• _Problem to work on_
Look at the data below and print exactly the lines from its first line through the line with "const yMinorTicks = [0.0025, 0.0075, 0.0125];"; the pictures stay out of the copy.

• _Data lines_

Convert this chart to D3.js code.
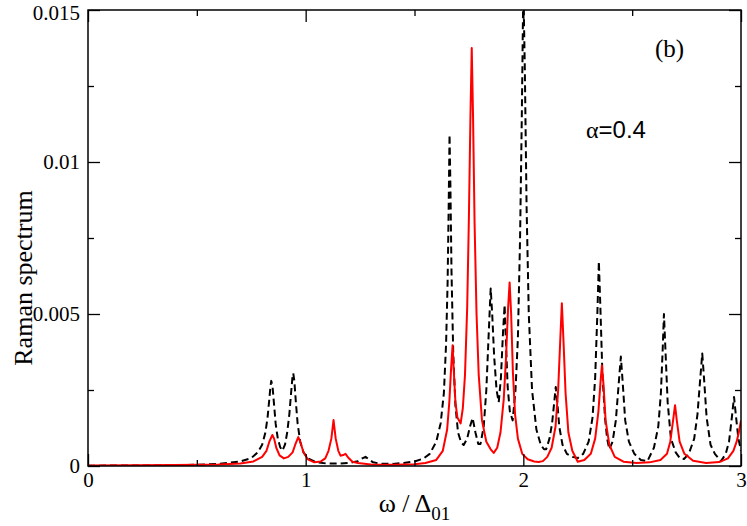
<!DOCTYPE html>
<html>
<head>
<meta charset="utf-8">
<script src="https://cdn.jsdelivr.net/npm/d3@7/dist/d3.min.js"></script>
<style>
  html, body { margin: 0; padding: 0; background: #fff; }
  svg { display: block; }
  .serif { font-family: "Liberation Serif", "Times New Roman", "DejaVu Serif", serif; }
  .sans { font-family: "Liberation Sans", Arial, sans-serif; }
</style>
</head>
<body>
<svg id="chart" width="747" height="526"></svg>
<script>
// ---- data ----
const xTicks = [0, 1, 2, 3];
const xTickLabels = ["0", "1", "2", "3"];
const xMinorTicks = [0.5, 1.5, 2.5];
const yTicks = [0, 0.005, 0.01, 0.015];
const yTickLabels = ["0", "0.005", "0.01", "0.015"];
const yMinorTicks = [0.0025, 0.0075, 0.0125];

// black dashed series: omega values and spectrum values
const blackOmega = [0, 0.3, 0.5, 0.6, 0.7, 0.75, 0.78, 0.8, 0.815, 0.825, 0.833, 0.838, 0.842, 0.848, 0.855, 0.862, 0.872, 0.883, 0.893, 0.905, 0.915, 0.925, 0.933, 0.939, 0.943, 0.948, 0.955, 0.963, 0.975, 0.99, 1.01, 1.05, 1.1, 1.15, 1.2, 1.24, 1.26, 1.275, 1.29, 1.31, 1.35, 1.4, 1.45, 1.5, 1.54, 1.57, 1.6, 1.62, 1.635, 1.645, 1.652, 1.657, 1.661, 1.665, 1.67, 1.678, 1.688, 1.7, 1.714, 1.726, 1.742, 1.755, 1.767, 1.78, 1.793, 1.803, 1.818, 1.83, 1.84, 1.85, 1.857, 1.866, 1.877, 1.887, 1.897, 1.906, 1.914, 1.92, 1.928, 1.938, 1.951, 1.964, 1.975, 1.985, 1.993, 2.0, 2.007, 2.015, 2.025, 2.04, 2.06, 2.08, 2.095, 2.105, 2.12, 2.132, 2.142, 2.149, 2.156, 2.165, 2.18, 2.2, 2.225, 2.25, 2.275, 2.3, 2.318, 2.33, 2.34, 2.347, 2.354, 2.363, 2.375, 2.385, 2.395, 2.41, 2.425, 2.437, 2.448, 2.456, 2.468, 2.485, 2.51, 2.54, 2.57, 2.6, 2.62, 2.632, 2.64, 2.646, 2.653, 2.663, 2.678, 2.7, 2.72, 2.738, 2.76, 2.785, 2.8, 2.812, 2.822, 2.83, 2.842, 2.86, 2.88, 2.908, 2.93, 2.945, 2.958, 2.968, 2.976, 2.988, 3.0];
const blackValue = [0.00001, 0.00002, 0.00004, 0.00007, 0.00015, 0.00026, 0.00045, 0.0007, 0.0011, 0.0016, 0.0022, 0.0026, 0.0028, 0.0026, 0.002, 0.0014, 0.0009, 0.00062, 0.0005, 0.0007, 0.0011, 0.0017, 0.0024, 0.0029, 0.00305, 0.0028, 0.0021, 0.0014, 0.0008, 0.00045, 0.00025, 0.00012, 0.00008, 0.00008, 0.0001, 0.00016, 0.00025, 0.0003, 0.00022, 0.00012, 0.00007, 0.00007, 0.0001, 0.00015, 0.00024, 0.0004, 0.0008, 0.0014, 0.0024, 0.004, 0.006, 0.0085, 0.0109, 0.0092, 0.0064, 0.0037, 0.002, 0.0011, 0.00078, 0.00069, 0.0009, 0.0013, 0.00158, 0.0011, 0.00072, 0.00072, 0.0013, 0.0025, 0.0042, 0.00584, 0.005, 0.0036, 0.0025, 0.0021, 0.0029, 0.0043, 0.0053, 0.0041, 0.0026, 0.0018, 0.0015, 0.0025, 0.0042, 0.0075, 0.0115, 0.0158, 0.013, 0.0085, 0.005, 0.0025, 0.0012, 0.0007, 0.00055, 0.00055, 0.0009, 0.0014, 0.0021, 0.0026, 0.0021, 0.0013, 0.0007, 0.0004, 0.0003, 0.00026, 0.0004, 0.0008, 0.0016, 0.0029, 0.005, 0.00673, 0.0052, 0.0031, 0.0016, 0.0009, 0.00055, 0.0008, 0.0015, 0.0026, 0.0036, 0.0028, 0.0015, 0.0008, 0.0004, 0.0002, 0.00016, 0.0006, 0.0013, 0.0024, 0.0038, 0.005, 0.0038, 0.0021, 0.0009, 0.00045, 0.00025, 0.00023, 0.0004, 0.0009, 0.0017, 0.0028, 0.0037, 0.0029, 0.0016, 0.0007, 0.0004, 0.00016, 0.0004, 0.0008, 0.0016, 0.00227, 0.0017, 0.0009, 0.0005];

// red solid series
const redOmega = [0, 0.4, 0.6, 0.7, 0.76, 0.8, 0.82, 0.833, 0.847, 0.855, 0.865, 0.88, 0.9, 0.92, 0.94, 0.952, 0.966, 0.975, 0.99, 1.01, 1.04, 1.07, 1.09, 1.105, 1.118, 1.128, 1.138, 1.15, 1.16, 1.172, 1.183, 1.195, 1.215, 1.24, 1.3, 1.4, 1.5, 1.55, 1.6, 1.63, 1.65, 1.66, 1.668, 1.675, 1.68, 1.688, 1.697, 1.712, 1.722, 1.732, 1.742, 1.75, 1.757, 1.763, 1.769, 1.776, 1.785, 1.795, 1.81, 1.83, 1.85, 1.864, 1.88, 1.895, 1.91, 1.92, 1.93, 1.937, 1.944, 1.952, 1.962, 1.975, 1.995, 2.02, 2.05, 2.07, 2.09, 2.11, 2.13, 2.148, 2.16, 2.17, 2.177, 2.184, 2.194, 2.207, 2.225, 2.25, 2.28, 2.31, 2.33, 2.345, 2.355, 2.361, 2.368, 2.378, 2.395, 2.42, 2.46, 2.52, 2.58, 2.63, 2.66, 2.675, 2.688, 2.697, 2.705, 2.718, 2.74, 2.78, 2.84, 2.9, 2.94, 2.965, 2.98, 2.99, 3.0];
const redValue = [0.00002, 0.00003, 0.00005, 0.00008, 0.00015, 0.0003, 0.0005, 0.0008, 0.00102, 0.0009, 0.0006, 0.00035, 0.00025, 0.0003, 0.00045, 0.0007, 0.00095, 0.0008, 0.00045, 0.00022, 0.00012, 0.00015, 0.00025, 0.0005, 0.0009, 0.00151, 0.0009, 0.0005, 0.00034, 0.00036, 0.0004, 0.00028, 0.00014, 0.0001, 0.00005, 0.00004, 0.00006, 0.0001, 0.0002, 0.0005, 0.0012, 0.0021, 0.0032, 0.00397, 0.0032, 0.0021, 0.0016, 0.0014, 0.0019, 0.003, 0.0052, 0.0082, 0.0115, 0.01375, 0.0115, 0.008, 0.005, 0.003, 0.0015, 0.0008, 0.00055, 0.00043, 0.0006, 0.0011, 0.0022, 0.0035, 0.0052, 0.00604, 0.005, 0.0031, 0.0017, 0.0009, 0.0004, 0.00022, 0.00015, 0.00013, 0.00016, 0.0003, 0.0006, 0.0013, 0.0025, 0.0042, 0.00535, 0.0042, 0.0024, 0.0011, 0.0005, 0.00014, 0.0002, 0.0004, 0.0009, 0.0018, 0.0028, 0.00331, 0.0027, 0.0015, 0.0007, 0.0003, 0.00014, 0.0001, 0.00012, 0.0002, 0.0004, 0.0008, 0.0015, 0.002, 0.0015, 0.0008, 0.0004, 0.00017, 0.0001, 0.00013, 0.00025, 0.0005, 0.0008, 0.0011, 0.0015];

// ---- layout ----
const svg = d3.select("#chart");
const margin = { left: 88, right: 6, top: 10, bottom: 60 };
const W = 747, H = 526;
const x0 = margin.left, x1 = W - margin.right;
const y0 = H - margin.bottom, y1 = margin.top;

const x = d3.scaleLinear().domain([0, 3]).range([x0, x1]);
const y = d3.scaleLinear().domain([0, 0.015]).range([y0, y1]);

svg.append("defs").append("clipPath").attr("id", "clip")
  .append("rect").attr("x", x0).attr("y", y1).attr("width", x1 - x0).attr("height", y0 - y1);

const line = d3.line().x(d => x(d[0])).y(d => y(d[1]));
const blackData = blackOmega.map((w, i) => [w, blackValue[i]]);
const redData = redOmega.map((w, i) => [w, redValue[i]]);

const plot = svg.append("g").attr("clip-path", "url(#clip)");
plot.append("path").datum(blackData).attr("d", line)
  .attr("fill", "none").attr("stroke", "#000").attr("stroke-width", 2)
  .attr("stroke-dasharray", "7,4").attr("stroke-linejoin", "round");
plot.append("path").datum(redData).attr("d", line)
  .attr("fill", "none").attr("stroke", "#ff0000").attr("stroke-width", 2)
  .attr("stroke-linejoin", "round");

// axes (ticks pointing inward on all four sides)
function styleAxis(g) {
  g.attr("font-family", null).attr("font-size", null);
  g.select(".domain").remove();
  g.selectAll(".tick line").attr("stroke", "#000").attr("stroke-width", 1.3);
  g.selectAll("text").attr("class", "serif").style("font-size", "21px").attr("fill", "#000");
}
const MAJ = 12, MIN = 6;
svg.append("g").attr("transform", `translate(0,${y0})`)
  .call(d3.axisBottom(x).tickValues(xTicks).tickSize(-MAJ).tickPadding(6)
    .tickFormat((d, i) => xTickLabels[i])).call(styleAxis);
svg.append("g").attr("transform", `translate(0,${y0})`)
  .call(d3.axisBottom(x).tickValues(xMinorTicks).tickSize(-MIN).tickFormat("")).call(styleAxis);
svg.append("g").attr("transform", `translate(0,${y1})`)
  .call(d3.axisTop(x).tickValues(xTicks).tickSize(-MAJ).tickFormat("")).call(styleAxis);
svg.append("g").attr("transform", `translate(0,${y1})`)
  .call(d3.axisTop(x).tickValues(xMinorTicks).tickSize(-MIN).tickFormat("")).call(styleAxis);
const yAxisG = svg.append("g").attr("transform", `translate(${x0},0)`)
  .call(d3.axisLeft(y).tickValues(yTicks).tickSize(-MAJ).tickPadding(8)
    .tickFormat((d, i) => yTickLabels[i])).call(styleAxis);
// keep the topmost label fully inside the picture
yAxisG.selectAll(".tick text").filter(d => d === yTicks[yTicks.length - 1]).attr("dy", "0.45em");
svg.append("g").attr("transform", `translate(${x0},0)`)
  .call(d3.axisLeft(y).tickValues(yMinorTicks).tickSize(-MIN).tickFormat("")).call(styleAxis);
svg.append("g").attr("transform", `translate(${x1},0)`)
  .call(d3.axisRight(y).tickValues(yTicks).tickSize(-MAJ).tickFormat("")).call(styleAxis);
svg.append("g").attr("transform", `translate(${x1},0)`)
  .call(d3.axisRight(y).tickValues(yMinorTicks).tickSize(-MIN).tickFormat("")).call(styleAxis);

// frame
svg.append("rect").attr("x", x0).attr("y", y1).attr("width", x1 - x0).attr("height", y0 - y1)
  .attr("fill", "none").attr("stroke", "#000").attr("stroke-width", 1.5);

// axis titles
svg.append("text").attr("class", "serif")
  .attr("transform", `translate(32,${(y0 + y1) / 2 + 40}) rotate(-90)`)
  .attr("text-anchor", "middle").style("font-size", "26px")
  .text("Raman spectrum");

const xt = svg.append("text").attr("class", "serif").attr("x", (x0 + x1) / 2).attr("y", 512)
  .attr("text-anchor", "middle").style("font-size", "26px");
xt.append("tspan").text("ω / Δ");
xt.append("tspan").style("font-size", "19px").attr("dy", 8).text("01");

// annotations
svg.append("text").attr("class", "serif").attr("x", 655).attr("y", 57).style("font-size", "25px").text("(b)");
const at = svg.append("text").attr("x", 586).attr("y", 138).style("font-size", "24px");
at.append("tspan").attr("class", "serif").text("α");
at.append("tspan").attr("class", "sans").text("=0.4");
</script>
</body>
</html>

• _Correct response_
Convert this chart to D3.js code.
<!DOCTYPE html>
<html>
<head>
<meta charset="utf-8">
<script src="https://cdn.jsdelivr.net/npm/d3@7/dist/d3.min.js"></script>
<style>
  html, body { margin: 0; padding: 0; background: #fff; }
  svg { display: block; }
  .serif { font-family: "Liberation Serif", "Times New Roman", "DejaVu Serif", serif; }
  .sans { font-family: "Liberation Sans", Arial, sans-serif; }
</style>
</head>
<body>
<svg id="chart" width="747" height="526"></svg>
<script>
// ---- data ----
const xTicks = [0, 1, 2, 3];
const xTickLabels = ["0", "1", "2", "3"];
const xMinorTicks = [0.5, 1.5, 2.5];
const yTicks = [0, 0.005, 0.01, 0.015];
const yTickLabels = ["0", "0.005", "0.01", "0.015"];
const yMinorTicks = [0.0025, 0.0075, 0.0125];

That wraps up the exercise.